As always, Merzbow continues to incorporate new depths to his music. "Nowadays I'm more interested in using straight rhythms than before. I've been trying to inject some heavy ambient dub essence into my recent works, and I think it's gone well," says Akita. "My most recent works also tend to reflect certain images and feelings I have, and are particularly connected with ideas concerning animals and animal rights. I'm trying to represent my feelings of sadness and hatred toward human culture's abusive treatment of animals."
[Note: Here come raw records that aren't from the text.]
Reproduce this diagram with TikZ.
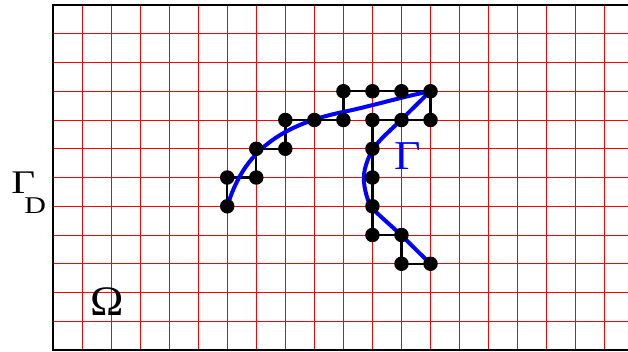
\documentclass[tikz,border=0pt]{standalone}
\usepackage{fontspec}
\setmainfont{Liberation Serif}
\begin{document}
\begin{tikzpicture}[x=1pt,y=-1pt,
  gridline/.style={red,line width=0.9pt},
  frameline/.style={black,line width=2.6pt},
  dot/.style={circle,fill=black,inner sep=0pt,minimum size=14.5pt},
  link/.style={black,line width=2.4pt},
  curve/.style={blue,line width=4pt,line cap=round,line join=round},
  lbl/.style={inner sep=0pt,anchor=base west}]
\useasboundingbox (0,0) rectangle (628,351);
\fill[white] (0,0) rectangle (628,351);
% grid
\foreach \i in {1,...,19} \draw[gridline] ({53+29.04*\i},5) -- ({53+29.04*\i},350);
\foreach \j in {1,...,11} \draw[gridline] (53,{5+28.75*\j}) -- (628,{5+28.75*\j});
\draw[frameline] (628,5) -- (53,5) -- (53,349.8) -- (628,349.8);
% dot positions
\foreach \n/\i/\j in {d1/6/7, d2/6/6, d3/7/6, d4/7/5, d5/8/5, d6/8/4, d7/9/4, d8/10/4,
  d9/10/3, d10/11/3, d11/12/3, d12/13/3, d13/13/4, d14/12/4, d15/11/4, d16/11/5,
  d17/11/6, d18/11/7, d19/11/8, d20/12/8, d21/12/9, d22/13/9}
  \coordinate (\n) at ({53+29.04*\i},{5+28.75*\j});
% links
\foreach \a/\b in {d1/d2, d2/d3, d3/d4, d4/d5, d5/d6, d6/d7, d7/d8, d8/d9, d9/d10,
  d10/d11, d11/d12, d12/d13, d13/d14, d14/d15, d15/d16, d16/d17, d17/d18, d18/d19,
  d19/d20, d20/d21, d21/d22}
  \draw[link] (\a) -- (\b);
% blue curve
\draw[curve] (d1) .. controls (240,165) and (265,128) .. (343,112)
  .. controls (372,106) and (401,97) .. (d12);
\draw[curve] plot[smooth,tension=0.6] coordinates {(430.5,91) (401,120) (376,145) (366,165) (364,182) (368,200) (374,210) (401,235) (430.5,264)};
% dot nodes on top
\foreach \n in {d1,d2,d3,d4,d5,d6,d7,d8,d9,d10,d11,d12,d13,d14,d15,d16,d17,d18,d19,d20,d21,d22}
  \node[dot] (n\n) at (\n) {};
% labels
\node[lbl,font=\fontsize{33}{33}\selectfont,xscale=1.25] (gam) at (11,193)
  {Γ\hspace{-8.6pt}\raisebox{-20pt}{\fontsize{24}{24}\selectfont D}};
\node[lbl,text=blue,font=\fontsize{41}{41}\selectfont,xscale=1.12] (gblue) at (394,169) {Γ};
\node[lbl,font=\fontsize{42}{42}\selectfont,xscale=1.07] (om) at (90,315) {Ω};
\end{tikzpicture}
\end{document}
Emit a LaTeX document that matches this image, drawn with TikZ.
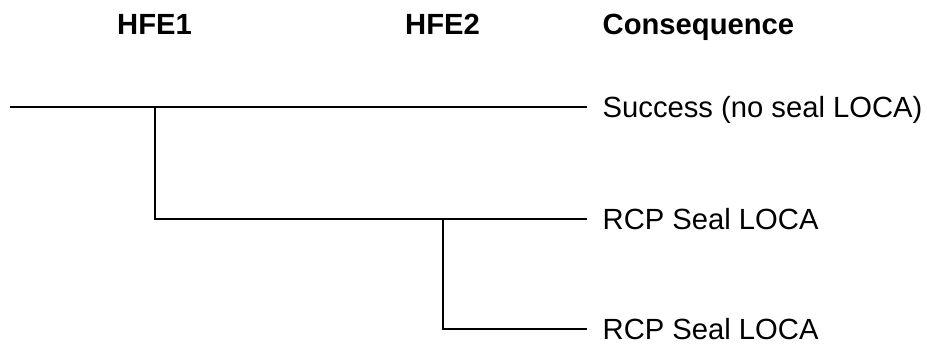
\documentclass[tikz,border=0pt]{standalone}
\usepackage{fontspec}
\setmainfont{Liberation Sans}
\begin{document}
\begin{tikzpicture}[x=1pt,y=-1pt,
  branch/.style={line width=2pt,line cap=rect},
  header/.style={font=\fontsize{29.2}{34}\selectfont\bfseries,inner sep=0pt,anchor=base},
  outcome/.style={font=\fontsize{29.2}{34}\selectfont,inner sep=0pt,anchor=base west}]
\useasboundingbox (0,0) rectangle (927,343);

% column headings
\node[header] (h1) at (154.5,34.5) {HFE1};
\node[header] (h2) at (442.5,34.5) {HFE2};
\node[header,anchor=base west] (h3) at (602.5,34.5) {Consequence};

% outcomes
\node[outcome] (c1) at (602.5,117) {Success (no seal LOCA)};
\node[outcome] (c2) at (602.5,229) {RCP Seal LOCA};
\node[outcome] (c3) at (602.5,339) {RCP Seal LOCA};

% branch points
\coordinate (start) at (11,107);
\coordinate (b1) at (154.5,107);
\coordinate (b1d) at (154.5,219);
\coordinate (b2) at (442.5,219);
\coordinate (b2d) at (442.5,329);
\coordinate (e1) at (586,107);
\coordinate (e2) at (586,219);
\coordinate (e3) at (586,329);

% event tree
\draw[branch] (start) -- (e1);
\draw[branch] (b1) -- (b1d) -- (e2);
\draw[branch] (b2) -- (b2d) -- (e3);
\end{tikzpicture}
\end{document}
So does the certified king of noise, and perhaps most other noise-mongers in general, possess a personality as extreme as his music? "Personality, no. Way of thinking, yes."




Diary of a Noise Fiend

Week 1
Became enamoured by those intense moments during Jimi Hendrix's "Star Spangled Banner." Swear I saw stars. Feel somehow charged.

Week 2
Found myself really, really digging the Sonics' first two albums, the Velvet Underground's White Light/White Heat and the Stooges. Feel real cool, but edgy. Short-tempered.

Week 3
Was introduced to early Sonic Youth, Glenn Branca and the Dead C through a friend. Perspective changed. Been walking about in a daze, as though hypnotised, by… something.

Week 4
Been craving more intense and angry groups, stuff like Suicide, Mars, Chrome and DNA. Reckless lately. Snapped at a grocery store clerk for looking at my army fatigues.

Week 5
No wave and Suicide aren't cutting it. Blaring Harry Pussy, the Haters and the New Blockaders day in, day out. Neighbour told me I have a problem. I punched him in the face.

Week 6
Trying to hear everything Throbbing Gristle ever recorded. Staying in a lot. Sleeping less.

Week 7
Discovered Wolf Eyes. Not sleeping at all.

Week 8
Find myself swaying to early Cabaret Voltaire and Whitehouse most days. Sweating a lot. Shivering, always cold.

Week 9
Dancing full throttle to Viki, Yellow Swans and Mammal every night. Rocking hard to Sightings, Air Conditioning and Hair Police all day. Unsure how many random strangers I've beaten lately.

Week 10
Stealing credit cards to support my habit of limited pressing vinyl, CD-R's and cassettes. Feel paranoid, sure I'm being followed.

Week 11
Old friend told me I'm a shadow of my former self, recommended professional help. I turned up the Merzbow and pointed to the door.

Week 12
Was found wandering alleys in a daze, clutching my copy of Metal Machine Music, screeching unintelligible frequencies and assaulting anyone who crossed my path. Judge sentenced me to six months of solitary ABBA.